(Figure scripts)
— START —

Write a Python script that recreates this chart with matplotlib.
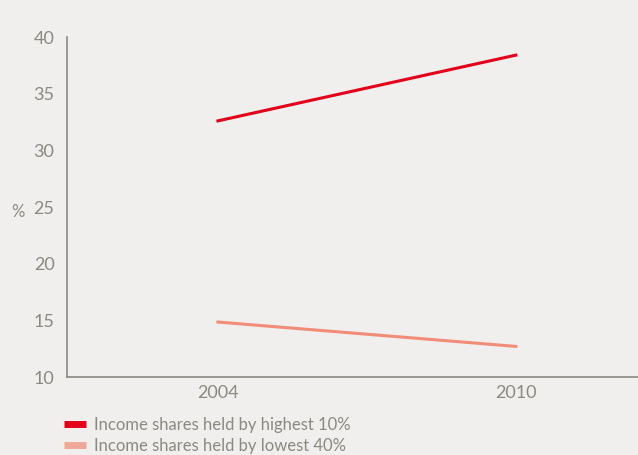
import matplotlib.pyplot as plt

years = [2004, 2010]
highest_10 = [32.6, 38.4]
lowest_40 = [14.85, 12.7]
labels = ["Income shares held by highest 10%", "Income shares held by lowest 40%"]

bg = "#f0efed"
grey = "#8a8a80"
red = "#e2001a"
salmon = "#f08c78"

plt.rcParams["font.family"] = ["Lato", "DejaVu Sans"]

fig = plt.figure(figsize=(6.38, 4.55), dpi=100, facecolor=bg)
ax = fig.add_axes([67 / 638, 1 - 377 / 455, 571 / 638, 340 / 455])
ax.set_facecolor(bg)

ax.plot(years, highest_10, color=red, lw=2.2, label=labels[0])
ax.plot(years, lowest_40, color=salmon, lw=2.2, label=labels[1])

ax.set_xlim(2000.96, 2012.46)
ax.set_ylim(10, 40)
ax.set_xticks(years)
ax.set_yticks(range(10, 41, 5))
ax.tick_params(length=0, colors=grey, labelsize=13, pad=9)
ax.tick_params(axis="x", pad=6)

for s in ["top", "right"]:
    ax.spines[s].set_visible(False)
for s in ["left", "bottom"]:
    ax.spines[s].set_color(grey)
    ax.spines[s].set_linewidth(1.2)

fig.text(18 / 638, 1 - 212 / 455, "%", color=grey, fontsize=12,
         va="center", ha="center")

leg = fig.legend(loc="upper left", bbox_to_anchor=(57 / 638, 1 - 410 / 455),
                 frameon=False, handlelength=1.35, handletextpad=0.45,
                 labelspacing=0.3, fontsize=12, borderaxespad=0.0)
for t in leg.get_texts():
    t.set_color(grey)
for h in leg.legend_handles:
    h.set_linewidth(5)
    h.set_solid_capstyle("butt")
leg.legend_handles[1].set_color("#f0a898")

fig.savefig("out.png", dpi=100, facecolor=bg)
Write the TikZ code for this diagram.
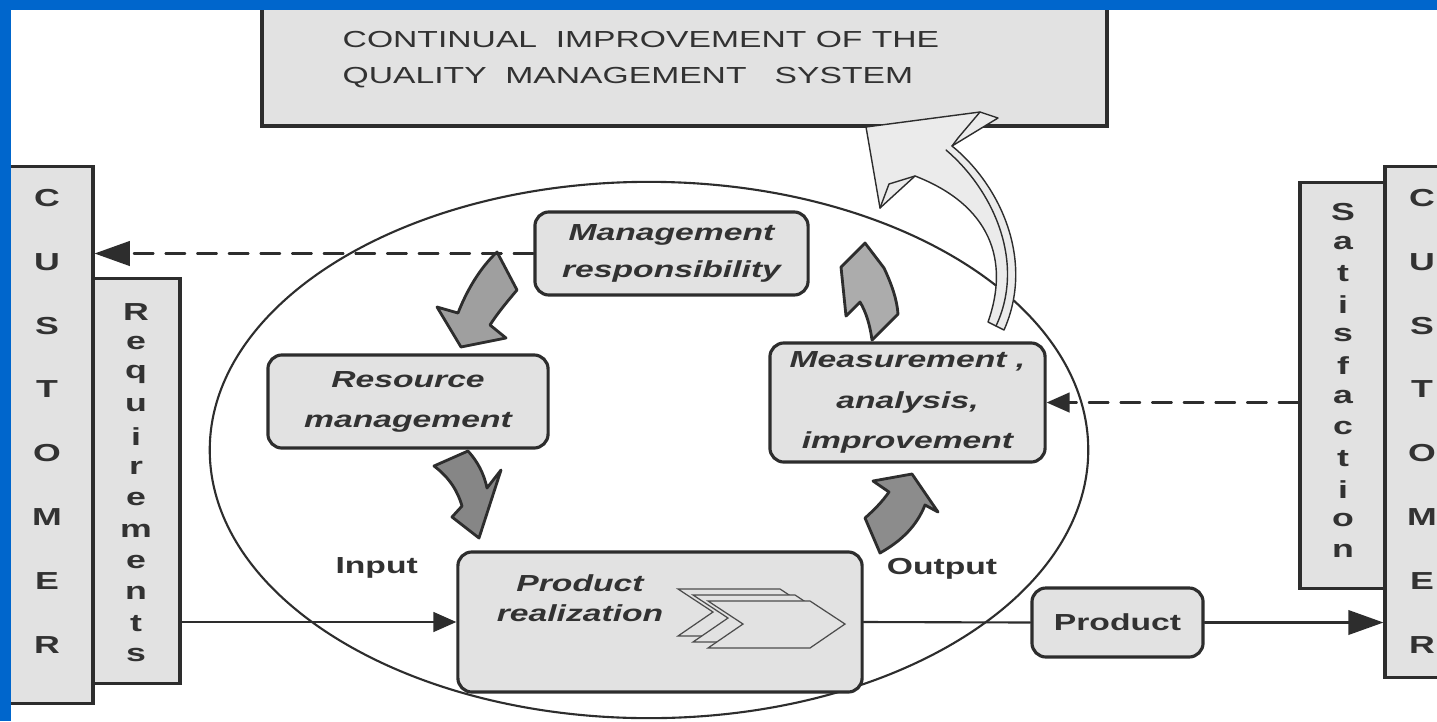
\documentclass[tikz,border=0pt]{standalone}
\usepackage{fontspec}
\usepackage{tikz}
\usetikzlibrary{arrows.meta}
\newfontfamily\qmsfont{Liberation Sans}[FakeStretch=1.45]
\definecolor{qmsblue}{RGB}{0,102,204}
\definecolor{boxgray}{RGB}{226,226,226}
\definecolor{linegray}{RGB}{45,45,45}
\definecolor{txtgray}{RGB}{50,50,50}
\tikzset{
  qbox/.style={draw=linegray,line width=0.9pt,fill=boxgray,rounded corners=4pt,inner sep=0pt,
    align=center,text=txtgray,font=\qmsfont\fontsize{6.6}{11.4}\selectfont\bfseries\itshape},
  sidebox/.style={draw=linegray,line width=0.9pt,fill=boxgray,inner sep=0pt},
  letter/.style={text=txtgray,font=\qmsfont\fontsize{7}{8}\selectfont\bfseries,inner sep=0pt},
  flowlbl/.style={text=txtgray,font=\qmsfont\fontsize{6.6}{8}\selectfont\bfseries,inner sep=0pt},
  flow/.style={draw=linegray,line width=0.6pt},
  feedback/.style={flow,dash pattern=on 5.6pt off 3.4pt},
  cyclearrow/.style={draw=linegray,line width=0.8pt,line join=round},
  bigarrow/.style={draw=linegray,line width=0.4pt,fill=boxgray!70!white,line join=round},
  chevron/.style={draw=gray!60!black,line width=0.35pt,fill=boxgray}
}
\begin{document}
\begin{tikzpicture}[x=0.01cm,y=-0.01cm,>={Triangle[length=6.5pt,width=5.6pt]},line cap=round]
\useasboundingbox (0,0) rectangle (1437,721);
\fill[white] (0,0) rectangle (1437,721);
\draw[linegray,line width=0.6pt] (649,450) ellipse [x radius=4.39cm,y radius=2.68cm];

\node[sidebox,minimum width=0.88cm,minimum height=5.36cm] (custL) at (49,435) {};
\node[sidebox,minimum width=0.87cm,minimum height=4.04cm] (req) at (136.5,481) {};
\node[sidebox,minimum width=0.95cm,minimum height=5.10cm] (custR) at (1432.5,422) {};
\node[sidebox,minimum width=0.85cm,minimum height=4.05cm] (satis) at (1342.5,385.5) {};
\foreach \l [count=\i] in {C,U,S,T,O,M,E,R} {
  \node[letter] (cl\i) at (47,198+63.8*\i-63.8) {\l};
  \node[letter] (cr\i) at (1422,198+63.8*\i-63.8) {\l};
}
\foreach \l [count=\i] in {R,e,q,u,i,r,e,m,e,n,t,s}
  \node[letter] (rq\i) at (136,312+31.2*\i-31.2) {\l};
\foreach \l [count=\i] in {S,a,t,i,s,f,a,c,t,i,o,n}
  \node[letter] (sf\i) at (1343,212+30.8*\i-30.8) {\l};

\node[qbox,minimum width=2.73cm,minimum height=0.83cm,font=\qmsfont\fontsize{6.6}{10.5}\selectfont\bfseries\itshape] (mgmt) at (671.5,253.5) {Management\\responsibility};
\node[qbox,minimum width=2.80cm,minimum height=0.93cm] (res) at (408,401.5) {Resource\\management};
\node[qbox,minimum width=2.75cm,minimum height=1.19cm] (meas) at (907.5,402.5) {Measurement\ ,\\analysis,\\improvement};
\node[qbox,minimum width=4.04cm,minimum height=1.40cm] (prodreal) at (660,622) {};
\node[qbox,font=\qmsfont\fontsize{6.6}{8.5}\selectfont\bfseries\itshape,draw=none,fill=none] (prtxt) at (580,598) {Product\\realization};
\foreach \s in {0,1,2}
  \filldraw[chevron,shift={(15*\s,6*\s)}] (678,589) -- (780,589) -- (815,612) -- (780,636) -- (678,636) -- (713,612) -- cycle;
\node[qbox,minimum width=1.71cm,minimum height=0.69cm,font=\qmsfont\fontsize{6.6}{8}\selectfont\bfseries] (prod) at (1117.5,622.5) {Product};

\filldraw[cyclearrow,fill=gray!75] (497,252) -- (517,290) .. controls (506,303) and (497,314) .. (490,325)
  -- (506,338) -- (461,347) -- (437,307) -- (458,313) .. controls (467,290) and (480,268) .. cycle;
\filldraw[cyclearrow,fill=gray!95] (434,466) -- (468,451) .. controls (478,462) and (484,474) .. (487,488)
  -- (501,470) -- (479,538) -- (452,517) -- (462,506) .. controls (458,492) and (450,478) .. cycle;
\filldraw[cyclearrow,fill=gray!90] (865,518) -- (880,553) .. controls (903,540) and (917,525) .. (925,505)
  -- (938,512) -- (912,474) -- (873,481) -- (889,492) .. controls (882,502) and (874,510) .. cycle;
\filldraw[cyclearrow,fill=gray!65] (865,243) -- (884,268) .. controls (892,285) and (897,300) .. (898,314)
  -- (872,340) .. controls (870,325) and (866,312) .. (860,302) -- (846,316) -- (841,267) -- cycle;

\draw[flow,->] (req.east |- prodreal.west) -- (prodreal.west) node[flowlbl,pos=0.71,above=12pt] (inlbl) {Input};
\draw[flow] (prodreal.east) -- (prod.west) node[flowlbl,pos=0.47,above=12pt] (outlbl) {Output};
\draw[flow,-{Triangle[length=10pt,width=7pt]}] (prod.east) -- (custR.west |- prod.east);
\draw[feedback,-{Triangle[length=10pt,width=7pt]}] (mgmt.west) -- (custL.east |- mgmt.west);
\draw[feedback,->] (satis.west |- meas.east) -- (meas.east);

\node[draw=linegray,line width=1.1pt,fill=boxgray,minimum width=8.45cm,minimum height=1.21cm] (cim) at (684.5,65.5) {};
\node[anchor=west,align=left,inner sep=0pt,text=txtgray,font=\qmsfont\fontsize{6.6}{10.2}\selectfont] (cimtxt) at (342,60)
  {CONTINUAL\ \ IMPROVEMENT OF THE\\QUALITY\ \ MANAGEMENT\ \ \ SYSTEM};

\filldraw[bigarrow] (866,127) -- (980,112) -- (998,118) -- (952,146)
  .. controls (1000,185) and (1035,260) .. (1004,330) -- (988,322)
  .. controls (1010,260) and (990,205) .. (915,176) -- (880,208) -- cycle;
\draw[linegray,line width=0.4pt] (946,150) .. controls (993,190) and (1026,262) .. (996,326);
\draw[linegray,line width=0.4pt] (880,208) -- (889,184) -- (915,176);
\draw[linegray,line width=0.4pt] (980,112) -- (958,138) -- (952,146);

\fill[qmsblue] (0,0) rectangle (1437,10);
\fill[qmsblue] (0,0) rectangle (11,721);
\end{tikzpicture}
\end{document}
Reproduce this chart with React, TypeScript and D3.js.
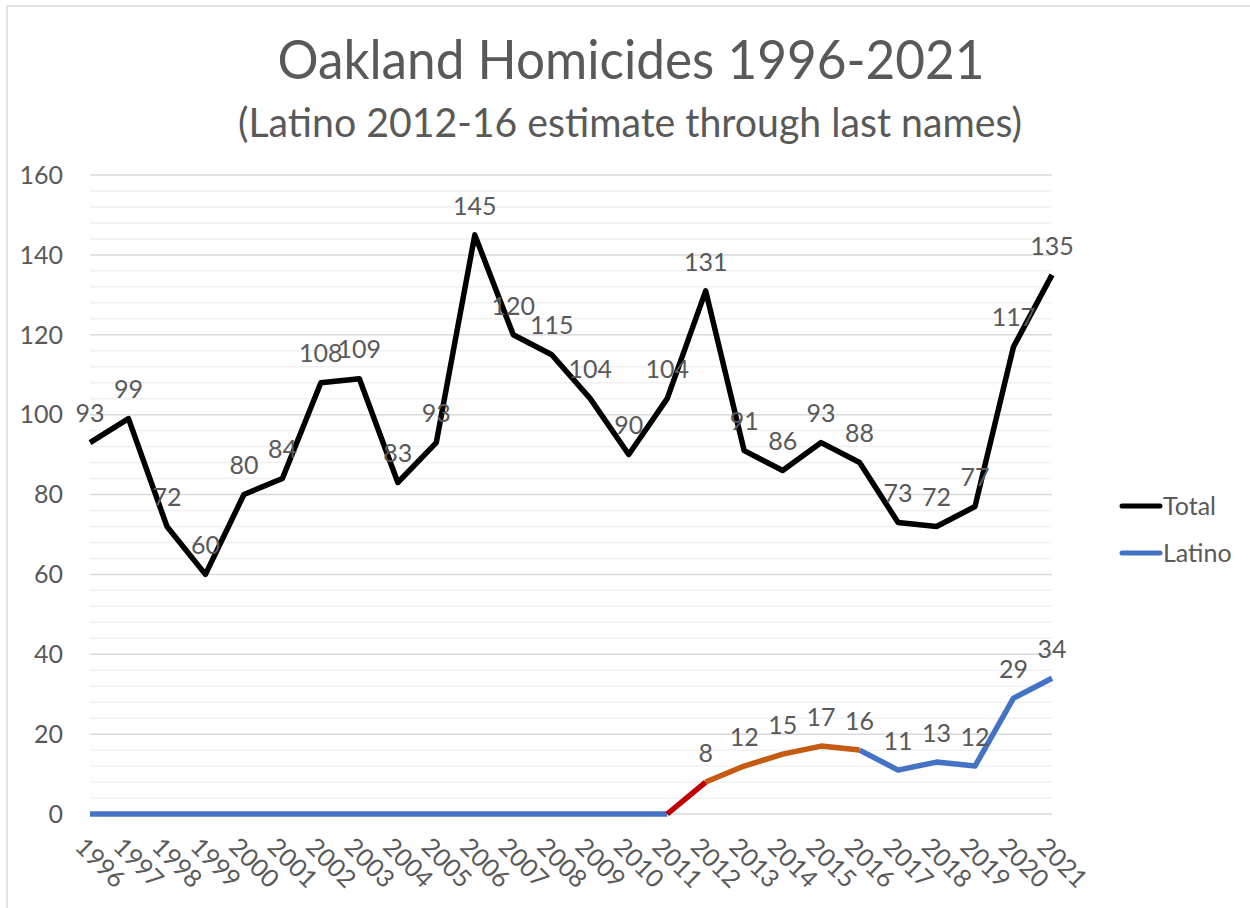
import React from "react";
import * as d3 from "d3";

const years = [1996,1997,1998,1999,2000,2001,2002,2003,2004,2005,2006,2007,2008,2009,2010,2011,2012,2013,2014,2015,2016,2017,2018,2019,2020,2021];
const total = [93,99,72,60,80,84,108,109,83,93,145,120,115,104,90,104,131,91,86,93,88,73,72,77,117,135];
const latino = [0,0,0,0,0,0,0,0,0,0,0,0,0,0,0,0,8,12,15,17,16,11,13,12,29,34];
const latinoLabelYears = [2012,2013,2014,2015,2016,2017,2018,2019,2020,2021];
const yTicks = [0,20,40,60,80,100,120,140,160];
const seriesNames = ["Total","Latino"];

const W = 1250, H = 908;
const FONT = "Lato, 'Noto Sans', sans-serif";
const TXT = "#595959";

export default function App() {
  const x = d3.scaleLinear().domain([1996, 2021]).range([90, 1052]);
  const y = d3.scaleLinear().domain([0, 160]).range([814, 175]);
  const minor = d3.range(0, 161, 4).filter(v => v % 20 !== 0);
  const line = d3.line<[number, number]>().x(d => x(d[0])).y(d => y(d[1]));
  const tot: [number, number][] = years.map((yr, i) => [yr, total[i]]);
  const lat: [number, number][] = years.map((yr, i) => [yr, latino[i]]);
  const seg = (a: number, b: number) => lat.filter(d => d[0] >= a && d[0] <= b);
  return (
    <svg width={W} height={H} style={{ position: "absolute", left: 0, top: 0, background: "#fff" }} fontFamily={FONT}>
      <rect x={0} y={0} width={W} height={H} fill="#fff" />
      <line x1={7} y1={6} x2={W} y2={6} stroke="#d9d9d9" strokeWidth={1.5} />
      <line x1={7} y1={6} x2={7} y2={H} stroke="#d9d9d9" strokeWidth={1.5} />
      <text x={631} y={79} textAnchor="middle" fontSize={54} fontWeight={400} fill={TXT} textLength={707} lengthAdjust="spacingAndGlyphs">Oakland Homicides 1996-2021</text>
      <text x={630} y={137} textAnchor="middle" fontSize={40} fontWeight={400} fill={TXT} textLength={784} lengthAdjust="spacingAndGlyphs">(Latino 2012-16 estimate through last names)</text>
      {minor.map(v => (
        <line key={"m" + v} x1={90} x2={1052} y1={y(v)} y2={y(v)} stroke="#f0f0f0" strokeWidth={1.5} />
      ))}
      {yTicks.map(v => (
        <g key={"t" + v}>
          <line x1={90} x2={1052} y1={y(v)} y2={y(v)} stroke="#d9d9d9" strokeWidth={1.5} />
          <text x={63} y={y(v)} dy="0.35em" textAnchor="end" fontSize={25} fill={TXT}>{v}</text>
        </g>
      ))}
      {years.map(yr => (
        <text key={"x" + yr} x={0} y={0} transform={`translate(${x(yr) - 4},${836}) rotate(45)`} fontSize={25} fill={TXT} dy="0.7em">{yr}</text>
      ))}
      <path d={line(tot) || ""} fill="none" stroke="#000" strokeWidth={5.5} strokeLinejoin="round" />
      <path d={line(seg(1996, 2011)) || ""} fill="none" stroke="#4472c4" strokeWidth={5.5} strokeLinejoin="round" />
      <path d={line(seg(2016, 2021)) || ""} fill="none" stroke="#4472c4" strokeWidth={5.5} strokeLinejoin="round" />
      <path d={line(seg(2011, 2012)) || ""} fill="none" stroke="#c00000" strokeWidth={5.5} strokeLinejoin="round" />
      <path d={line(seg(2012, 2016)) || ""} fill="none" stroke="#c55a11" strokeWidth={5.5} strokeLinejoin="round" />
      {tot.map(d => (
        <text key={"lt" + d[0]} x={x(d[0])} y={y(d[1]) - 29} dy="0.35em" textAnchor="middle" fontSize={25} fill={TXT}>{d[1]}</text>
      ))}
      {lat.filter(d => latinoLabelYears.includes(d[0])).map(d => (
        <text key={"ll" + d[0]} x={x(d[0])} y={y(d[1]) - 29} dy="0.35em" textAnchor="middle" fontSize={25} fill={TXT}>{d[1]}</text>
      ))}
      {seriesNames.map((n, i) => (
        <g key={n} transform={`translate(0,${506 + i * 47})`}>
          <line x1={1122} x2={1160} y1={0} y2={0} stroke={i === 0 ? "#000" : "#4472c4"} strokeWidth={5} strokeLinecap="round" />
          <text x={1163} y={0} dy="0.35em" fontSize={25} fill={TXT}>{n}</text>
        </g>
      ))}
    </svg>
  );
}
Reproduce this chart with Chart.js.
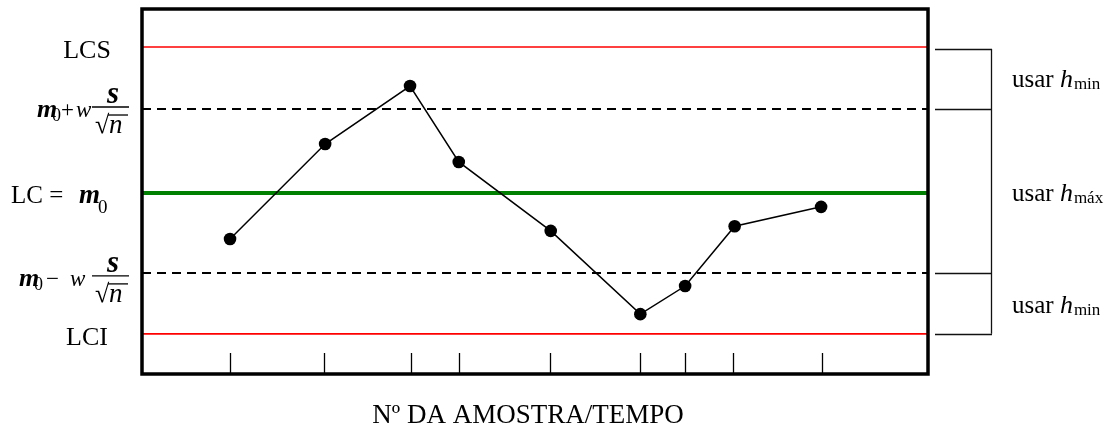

— END —

Prompt
Collect from the data above every line that includes "with".

Task solution
Write a Python script that recreates this chart with matplotlib.
Reproduce this chart with React, TypeScript and D3.js.
Reproduce this chart with Chart.js.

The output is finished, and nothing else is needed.